Power All Over: Foucault

After reading Foucault’s Discipline and Punish, I cannot help but to view everything through the lenses of power. Foucault describes in his article the focus of the Panopticon,  is to “induce in the inmate a state of conscious and permanent visibility that assures the automatic functioning of power” 627-628. His core argument is that such arrangement imposed by the one in power imposes surveillance upon the prisoners. This strict notion of social hierarchy through this architectural apparatus is what fuels the continuum of surveillance, enforcing this kind of arrangement to ensure “dissymmetry, disequilibrium, difference.” It is evident to acknowledge that Foucault tries to expose power as something larger than yourself, something majestic, something of status that hovers over you. This clear identification recognizes that power is fuelled by a single state government, or in Foucault’s context, prison guards in the Panopticon sustaining clear power relations which, “whatever use one may wish to put it to, produces homogenous effects of power” 628. The individual’s identities are stripped by the authorities who are present in the higher social hierarchal ladder. In other words, the surveillance imposed upon the inmates sourced from the central power erases every trace of the prisoner’s individuality.
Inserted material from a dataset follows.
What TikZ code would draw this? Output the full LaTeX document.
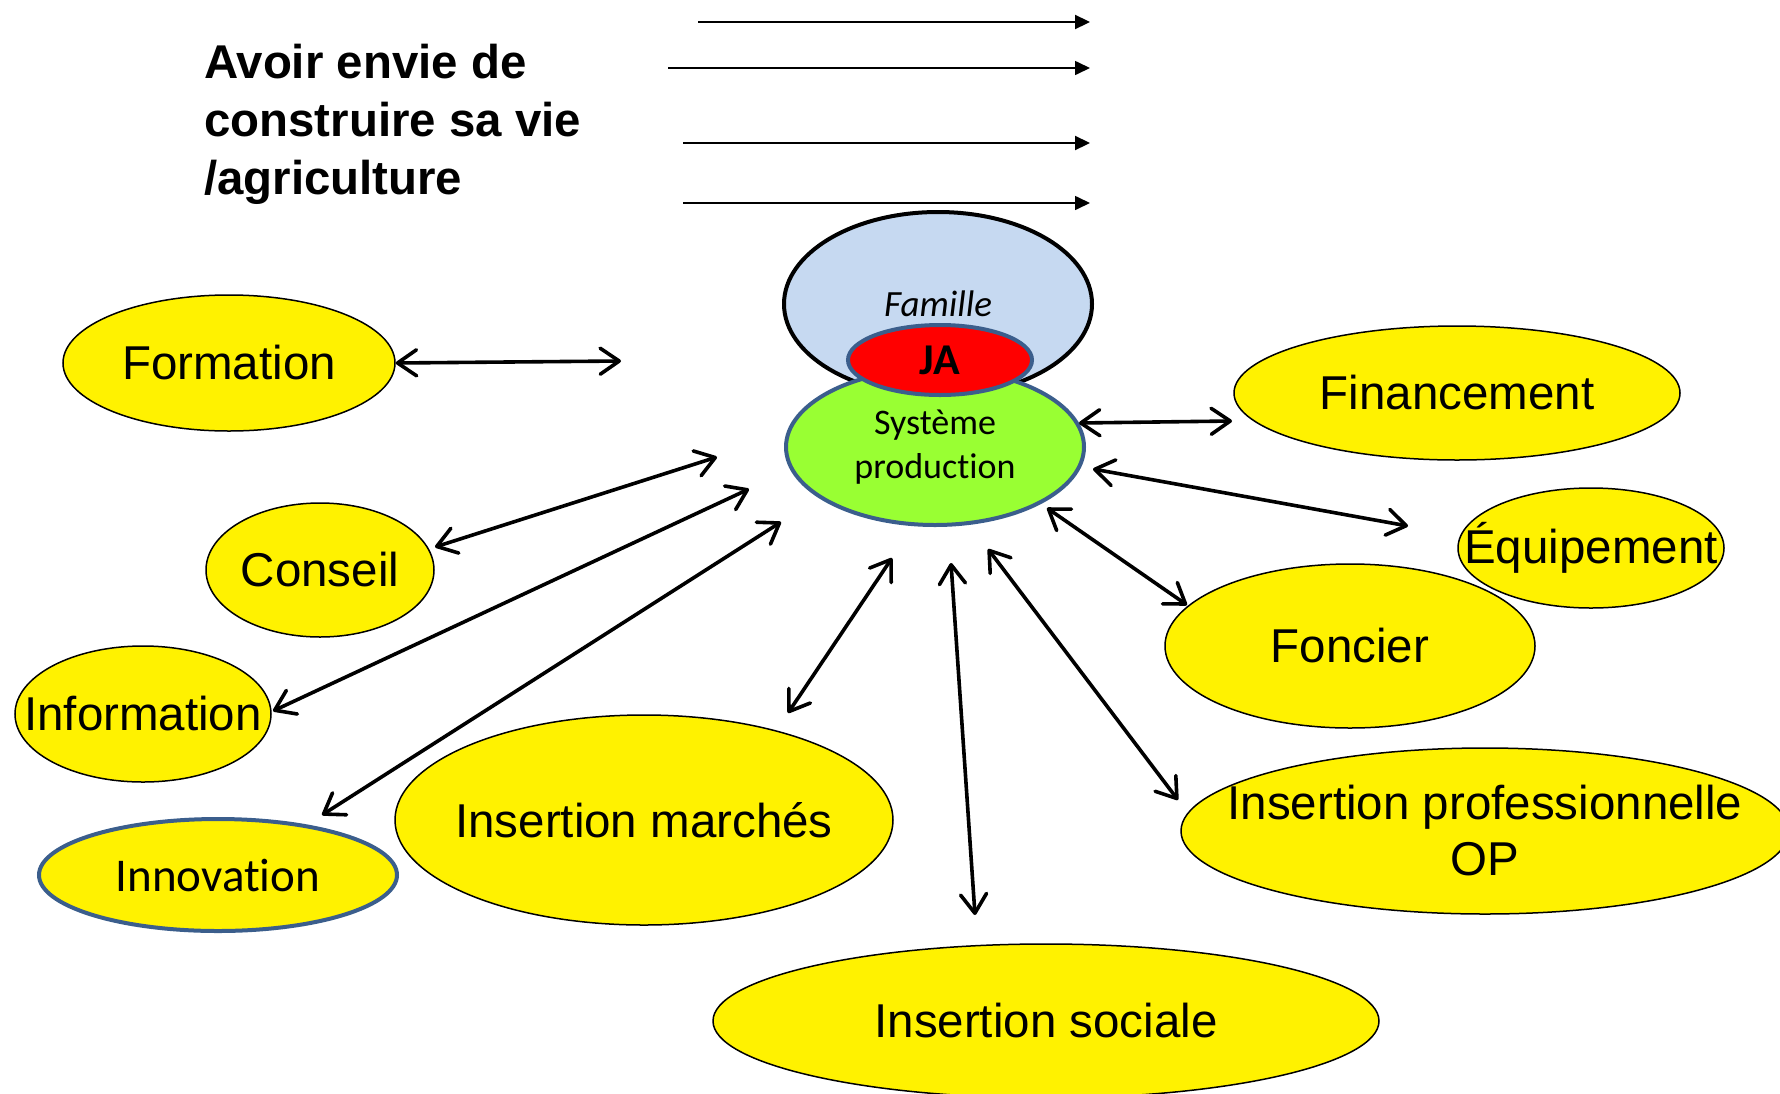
\documentclass[tikz,border=0pt]{standalone}
\usepackage{fontspec}
\setmainfont{Liberation Sans}
\newfontfamily\calibri[Ligatures={NoCommon,NoContextual}]{Carlito}
\usetikzlibrary{arrows.meta,shapes.geometric}
\definecolor{famblue}{HTML}{C6D9F1}
\definecolor{sysgreen}{HTML}{99FF33}
\definecolor{edgeblue}{HTML}{3B5E8C}
\begin{document}
\begin{tikzpicture}[x=1pt,y=-1pt,
  yel/.style={ellipse, draw=black, line width=1.5pt, fill=yellow, inner sep=0pt},
  lab/.style={font=\fontsize{47.5}{56}\selectfont, inner sep=0pt, align=center},
  clab/.style={font=\calibri\fontsize{47}{56}\selectfont, inner sep=0pt},
  dbl/.style={{Straight Barb[length=19pt,width=26pt,round]}-{Straight Barb[length=19pt,width=26pt,round]}, line width=3.6pt},
  topar/.style={-{Triangle[length=15pt,width=14pt]}}
]
\useasboundingbox (0,0) rectangle (1780,1093);

% title
\node[anchor=north west, inner sep=0pt, align=left,
      font=\bfseries\fontsize{47.4}{58}\selectfont] (title) at (204,44)
  {Avoir envie de\\construire sa vie\\/agriculture};

% top arrows
\coordinate (t1a) at (698,22);  \coordinate (t1b) at (1090,22);
\coordinate (t2a) at (668,68);  \coordinate (t2b) at (1090,68);
\coordinate (t3a) at (683,143); \coordinate (t3b) at (1090,143);
\coordinate (t4a) at (683,203); \coordinate (t4b) at (1090,203);
\draw[topar, line width=2.2pt] (t1a) -- (t1b);
\draw[topar, line width=1.6pt] (t2a) -- (t2b);
\draw[topar, line width=2.2pt] (t3a) -- (t3b);
\draw[topar, line width=1.6pt] (t4a) -- (t4b);

% central group
\node[ellipse, draw=black, line width=4pt, fill=famblue, inner sep=0pt,
      minimum width=308pt, minimum height=184pt,
      label={[font=\calibri\itshape\fontsize{37}{44}\selectfont, inner sep=0pt]center:Famille}]
      (fam) at (938,304) {};
\node[ellipse, draw=edgeblue, line width=4pt, fill=sysgreen, inner sep=0pt,
      minimum width=298pt, minimum height=156pt,
      label={[font=\calibri\fontsize{36}{44}\selectfont, inner sep=0pt, align=center]center:{Système\\production}}]
      (sys) at (935,447) {};
\node[ellipse, draw=edgeblue, line width=4pt, fill=red, inner sep=0pt,
      minimum width=184pt, minimum height=70pt,
      label={[font=\calibri\bfseries\fontsize{44}{50}\selectfont, inner sep=0pt]center:JA}]
      (ja) at (940,360) {};

% yellow ellipses
\node[yel, minimum width=332pt, minimum height=136pt, label={[lab]center:Formation}] (form) at (229,363) {};
\node[yel, minimum width=228pt, minimum height=134pt, label={[lab]center:Conseil}] (cons) at (320,570) {};
\node[yel, minimum width=256pt, minimum height=136pt, label={[lab]center:Information}] (info) at (143,714) {};
\node[yel, minimum width=498pt, minimum height=210pt, label={[lab]center:Insertion marchés}] (marc) at (644,820) {};
\node[yel, draw=edgeblue, line width=4pt, minimum width=358pt, minimum height=112pt, label={[clab]center:Innovation}] (innov) at (218,875) {};
\node[yel, minimum width=666pt, minimum height=154pt, label={[lab]center:Insertion sociale}] (soc) at (1046,1021) {};
\node[yel, minimum width=608pt, minimum height=166pt, label={[lab]center:{Insertion professionnelle\\OP}}] (prof) at (1485,831) {};
\node[yel, minimum width=370pt, minimum height=164pt, label={[lab]center:Foncier}] (fonc) at (1350,646) {};
\node[yel, minimum width=266pt, minimum height=120pt, label={[lab]center:Équipement}] (equip) at (1591,548) {};
\node[yel, minimum width=446pt, minimum height=134pt, label={[lab]center:Financement}] (fin) at (1457,393) {};

% arrow end points
\coordinate (pform) at (621,361);
\coordinate (econs) at (435,547);  \coordinate (pcons) at (717,457);
\coordinate (einfo) at (273,711);  \coordinate (pinfo) at (749,489);
\coordinate (einnov) at (322,815); \coordinate (pinnov) at (781,522);
\coordinate (emarc) at (788,713);  \coordinate (pmarc) at (892,558);
\coordinate (esoc) at (975,915);   \coordinate (psoc) at (951,563);
\coordinate (eprof) at (1178,800); \coordinate (pprof) at (988,549);
\coordinate (efonc) at (1187,605); \coordinate (pfonc) at (1047,508);
\coordinate (eequip) at (1408,526);\coordinate (pequip) at (1093,469);
\coordinate (efin) at (1232,421);  \coordinate (pfin) at (1079,423);

\draw[dbl] (form.east) -- (pform);
\draw[dbl] (econs) -- (pcons);
\draw[dbl] (einfo) -- (pinfo);
\draw[dbl] (einnov) -- (pinnov);
\draw[dbl] (emarc) -- (pmarc);
\draw[dbl] (esoc) -- (psoc);
\draw[dbl] (eprof) -- (pprof);
\draw[dbl] (efonc) -- (pfonc);
\draw[dbl] (eequip) -- (pequip);
\draw[dbl] (efin) -- (pfin);
\end{tikzpicture}
\end{document}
From reading this article up until I attended an UBC event on “Cultural Identity”, I believed that power has always been someone, someone out there that provoked fear and intimidation, such as a nation’s government. However my outlook shifted when I attended this dialogue event which focussed on Identity Crisis of the self.

At the beginning of the event when I sat down, the keynote speaker of the event handed me a sheet with “Cultural Identity Survey” printed at the top. On this survey were 5 statements in which  I must circle on a scale from 1-5 where I stood on the continuum between the value statement on the left and the value statement on the right, based on my personal beliefs. The statements were:

1) An individual’s identity is shaped by themselves. —- An individual’s identity is shaped by society.
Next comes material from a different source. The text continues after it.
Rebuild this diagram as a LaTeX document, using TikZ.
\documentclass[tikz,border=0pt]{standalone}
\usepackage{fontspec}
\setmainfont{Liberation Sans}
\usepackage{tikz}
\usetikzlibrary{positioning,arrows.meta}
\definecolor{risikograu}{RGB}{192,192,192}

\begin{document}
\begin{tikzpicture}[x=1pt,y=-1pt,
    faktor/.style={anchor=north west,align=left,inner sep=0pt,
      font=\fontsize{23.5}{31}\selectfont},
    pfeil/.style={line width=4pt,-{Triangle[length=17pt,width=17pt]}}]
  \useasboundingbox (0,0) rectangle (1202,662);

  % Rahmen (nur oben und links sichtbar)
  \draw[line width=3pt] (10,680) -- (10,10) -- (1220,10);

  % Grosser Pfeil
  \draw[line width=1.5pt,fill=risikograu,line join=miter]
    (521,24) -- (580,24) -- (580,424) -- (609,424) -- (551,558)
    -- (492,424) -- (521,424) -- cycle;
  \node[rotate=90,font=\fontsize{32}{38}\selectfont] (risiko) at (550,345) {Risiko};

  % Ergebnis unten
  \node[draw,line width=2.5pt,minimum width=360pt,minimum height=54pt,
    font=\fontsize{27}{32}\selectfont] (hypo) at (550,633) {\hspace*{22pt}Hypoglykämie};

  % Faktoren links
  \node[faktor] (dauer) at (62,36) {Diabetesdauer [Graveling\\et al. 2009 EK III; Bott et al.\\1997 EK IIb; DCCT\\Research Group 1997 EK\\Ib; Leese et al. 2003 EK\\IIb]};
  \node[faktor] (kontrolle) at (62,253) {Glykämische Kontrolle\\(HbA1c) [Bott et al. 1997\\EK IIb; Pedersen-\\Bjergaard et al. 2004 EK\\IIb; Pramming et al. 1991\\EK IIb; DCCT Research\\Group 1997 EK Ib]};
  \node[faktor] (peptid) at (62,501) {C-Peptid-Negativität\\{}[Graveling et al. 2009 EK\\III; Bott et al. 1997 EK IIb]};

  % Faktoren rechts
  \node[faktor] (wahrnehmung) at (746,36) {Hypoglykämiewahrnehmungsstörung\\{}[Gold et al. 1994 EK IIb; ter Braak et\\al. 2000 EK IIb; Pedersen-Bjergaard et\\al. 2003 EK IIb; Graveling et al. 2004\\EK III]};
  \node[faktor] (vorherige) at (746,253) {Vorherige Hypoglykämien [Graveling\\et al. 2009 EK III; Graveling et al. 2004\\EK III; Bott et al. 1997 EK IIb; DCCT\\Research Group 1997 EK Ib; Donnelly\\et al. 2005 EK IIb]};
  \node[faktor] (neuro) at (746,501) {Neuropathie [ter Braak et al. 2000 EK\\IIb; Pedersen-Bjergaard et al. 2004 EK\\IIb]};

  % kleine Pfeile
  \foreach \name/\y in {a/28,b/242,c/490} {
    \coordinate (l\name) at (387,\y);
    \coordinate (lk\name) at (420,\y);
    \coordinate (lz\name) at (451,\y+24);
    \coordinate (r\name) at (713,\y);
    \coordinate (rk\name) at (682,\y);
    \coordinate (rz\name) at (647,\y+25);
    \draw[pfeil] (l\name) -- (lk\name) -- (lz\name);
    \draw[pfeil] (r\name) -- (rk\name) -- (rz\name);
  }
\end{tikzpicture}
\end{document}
2) Identity is fixed and doesn’t change. —– Identity is fluid and changes depending on time and space.

3) I feel I am the same person with different people — I feel I am a different person with different people.
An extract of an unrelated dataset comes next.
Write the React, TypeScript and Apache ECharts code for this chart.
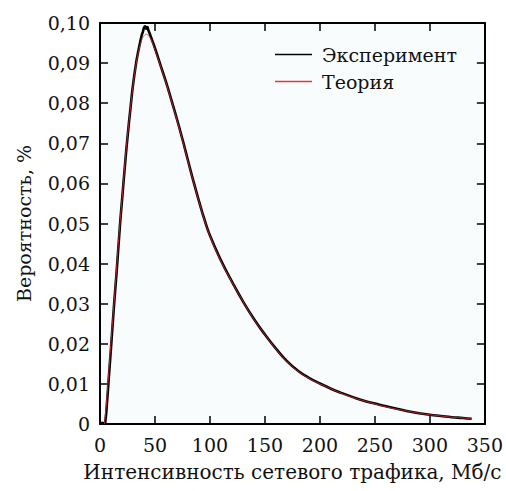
import React, { useEffect, useRef } from "react";
import * as echarts from "echarts";

// x values (Мб/с)
const xExp = [0, 2, 4, 5, 6.5, 8, 10, 13, 15, 18, 20, 23, 25, 28, 30, 33, 35, 37, 38, 39, 40, 41, 42, 43, 44, 45, 47, 50, 55, 60, 65, 70, 75, 80, 85, 90, 95, 100, 110, 120, 130, 140, 150, 160, 170, 180, 190, 200, 210, 220, 230, 240, 250, 260, 270, 280, 290, 300, 310, 320, 330, 338];
const yExp = [0, 0.0003, 0, 0.001, 0.0058, 0.0115, 0.019, 0.0305, 0.0375, 0.049, 0.0557, 0.0655, 0.0715, 0.0795, 0.0845, 0.0903, 0.0932, 0.0958, 0.0970, 0.0978, 0.0988, 0.0992, 0.0986, 0.0990, 0.0982, 0.0975, 0.0960, 0.0937, 0.0895, 0.0853, 0.0807, 0.0760, 0.0710, 0.0657, 0.0605, 0.0556, 0.0510, 0.0470, 0.0408, 0.0355, 0.0306, 0.0262, 0.0223, 0.0188, 0.0157, 0.0133, 0.0115, 0.0101, 0.0088, 0.0077, 0.0067, 0.0058, 0.0051, 0.0044, 0.0038, 0.0032, 0.0027, 0.0023, 0.0020, 0.0017, 0.0015, 0.0013];

const xTheory = [4, 5, 8, 10, 13, 15, 18, 20, 23, 25, 28, 30, 33, 35, 38, 40, 42, 45, 48, 50, 55, 60, 65, 70, 75, 80, 85, 90, 95, 100, 110, 120, 130, 140, 150, 160, 170, 180, 190, 200, 210, 220, 230, 240, 250, 260, 270, 280, 290, 300, 310, 320, 330, 338];
const yTheory = [0, 0.0025, 0.013, 0.0205, 0.031, 0.0385, 0.0495, 0.056, 0.066, 0.0718, 0.0795, 0.0843, 0.0900, 0.0928, 0.0958, 0.0968, 0.0972, 0.0965, 0.0948, 0.0933, 0.0893, 0.0851, 0.0805, 0.0758, 0.0708, 0.0655, 0.0604, 0.0555, 0.0509, 0.0469, 0.0406, 0.0354, 0.0306, 0.0261, 0.0223, 0.0187, 0.0156, 0.0132, 0.0114, 0.0100, 0.0088, 0.0076, 0.0066, 0.0058, 0.0050, 0.0043, 0.0037, 0.0032, 0.0027, 0.0023, 0.0020, 0.0017, 0.0015, 0.0013];

const seriesNames = ["Эксперимент", "Теория"];
const xAxisTitle = "Интенсивность сетевого трафика, Мб/с";
const yAxisTitle = "Вероятность, %";

const FONT = "DejaVu Serif";

export default function App() {
  const ref = useRef<HTMLDivElement>(null);
  useEffect(() => {
    if (!ref.current) return;
    const chart = echarts.init(ref.current, undefined, { renderer: "svg" });
    const tickStyle = { show: true, inside: true, length: 8, lineStyle: { color: "#000", width: 1.5 } };
    const axisLine = { show: true, onZero: false, lineStyle: { color: "#000", width: 2 } };
    chart.setOption({
      animation: false,
      backgroundColor: "#ffffff",
      textStyle: { fontFamily: FONT },
      grid: {
        left: 100,
        right: 21,
        top: 23,
        bottom: 67,
        show: true,
        backgroundColor: "#f9fcfd",
        borderWidth: 0,
      },
      legend: {
        left: 270,
        top: 40,
        orient: "vertical",
        icon: "rect",
        itemWidth: 37,
        itemHeight: 1.6,
        itemGap: 8,
        data: seriesNames,
        textStyle: { fontFamily: FONT, fontSize: 19, color: "#111", padding: [0, 0, 0, 5] },
      },
      xAxis: [
        {
          type: "value",
          min: 0,
          max: 350,
          interval: 50,
          position: "bottom",
          axisLine,
          axisTick: tickStyle,
          splitLine: { show: false },
          axisLabel: { fontFamily: FONT, fontSize: 19, color: "#111", margin: 11 },
          name: xAxisTitle,
          nameLocation: "middle",
          nameGap: 38,
          nameTextStyle: { fontFamily: FONT, fontSize: 20, color: "#111" },
        },
        {
          type: "value",
          min: 0,
          max: 350,
          interval: 50,
          position: "top",
          axisLine,
          axisTick: tickStyle,
          splitLine: { show: false },
          axisLabel: { show: false },
        },
      ],
      yAxis: [
        {
          type: "value",
          min: 0,
          max: 0.1,
          interval: 0.01,
          position: "left",
          axisLine,
          axisTick: tickStyle,
          splitLine: { show: false },
          axisLabel: {
            fontFamily: FONT,
            fontSize: 19,
            color: "#111",
            margin: 10,
            formatter: (v: number) => (v === 0 ? "0" : v.toFixed(2).replace(".", ",")),
          },
          name: yAxisTitle,
          nameLocation: "middle",
          nameGap: 67,
          nameTextStyle: { fontFamily: FONT, fontSize: 19, color: "#111" },
        },
        {
          type: "value",
          min: 0,
          max: 0.1,
          interval: 0.01,
          position: "right",
          axisLine,
          axisTick: tickStyle,
          splitLine: { show: false },
          axisLabel: { show: false },
        },
      ],
      series: [
        {
          name: seriesNames[0],
          type: "line",
          symbol: "none",
          smooth: 0.5,
          z: 2,
          data: xExp.map((x, i) => [x, yExp[i]]),
          lineStyle: { color: "#000", width: 2.6 },
          itemStyle: { color: "#000" },
        },
        {
          name: seriesNames[1],
          type: "line",
          symbol: "none",
          smooth: 0.5,
          z: 3,
          data: xTheory.map((x, i) => [x, yTheory[i]]),
          lineStyle: { color: "#e8343c", width: 1, opacity: 0.75 },
          itemStyle: { color: "#e8343c" },
        },
      ],
    });
    return () => chart.dispose();
  }, []);
  return (
    <div
      ref={ref}
      style={{ position: "absolute", left: 0, top: 0, width: 506, height: 491 }}
    />
  );
}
4) My cultural background has no effect on my identity. —- My cultural background is central to my identity.

5) My ethnicity is central to my identity —- My ethnicity is one of many things that inform my identity.

He began to introduce that because each person is rooted from various different cultures, we possess our own powers to identify ourselves with who we are. “Ethnicity no longer defines us, but informs us” – Obama (the keynote speaker mentions this during the discussion). It is key to recognize from this quote that, society used to categorize individuals into certain groups, whether thinking about gender, sexuality, or cultural background. Ever since the 19th century, questionnaires would ask: Please check one of the following: 1) Japanese 2) Chinese 3) Latino … etc. By checking a single box, it cancels out the rest of the unchecked choices, forcing the individual to be categorized into a homogenized group. The ease of this process allows society to define who we are on the basis of a single check mark. As a result, Obama’s notion that in the 21st C, ethnicity today informs us, referring to the acknowledgement that our own background awards us the power to identify ourselves with whatever we like. By doing so, it breaks down the walls of strict groupings, de-emphasizes the scary idea of powerful state government who defines us through these processes. Similarly, this quote dismantles Foucault’s Panopticon ideal of defining one’s identity through surveillance and authority.

In addition, the event not only provided dialogue regarding how to identify yourself through learning and knowing your cultural background, but also provoked an underlying notion that each individual holds the power to yourself. Through our previous class discussions we mentioned that one’s identity is more than often constructed based on how other’s react to you, or in other words, identity as a “social construction”. This is certainly not false, however we also must look in a contrary light in that each person is the power. Power is something imagined, and unfortunately is often portrayed as the intimidating sublime or the large figure hovering over you. This kind of control possesess the individual and thus creates a ‘false reality’ that your identity is fostered by someone else. However, we must free ourselves from the prison cells that we have so  deeply believed in and redeem power for ourself. Foucault is not wrong, but he is not right either in this context. I must criticize him in this regard that this reading is what created this “power-phobia” with the image of the authoritarian watching your every move.

After attending this event, I have learned to re-think the ideals of power and whether or not my identity is formed by social constructions or by who I really am. As a UBC Student studying Sociology, I ask of you, please, empower yourself to be yourself. Governmental Powers (prison guards in Foucault’s context) impose authority upon citizens in order to standardize everyone for simply the ease of management. However each person is different. We come from different backgrounds. Hold onto your power and resist standardization, because we are more than just a questionnaire checkmark.

References:

Foucault, Michel. Discipline and Punish. New York: Pantheon, 1975. Pg. 622-636.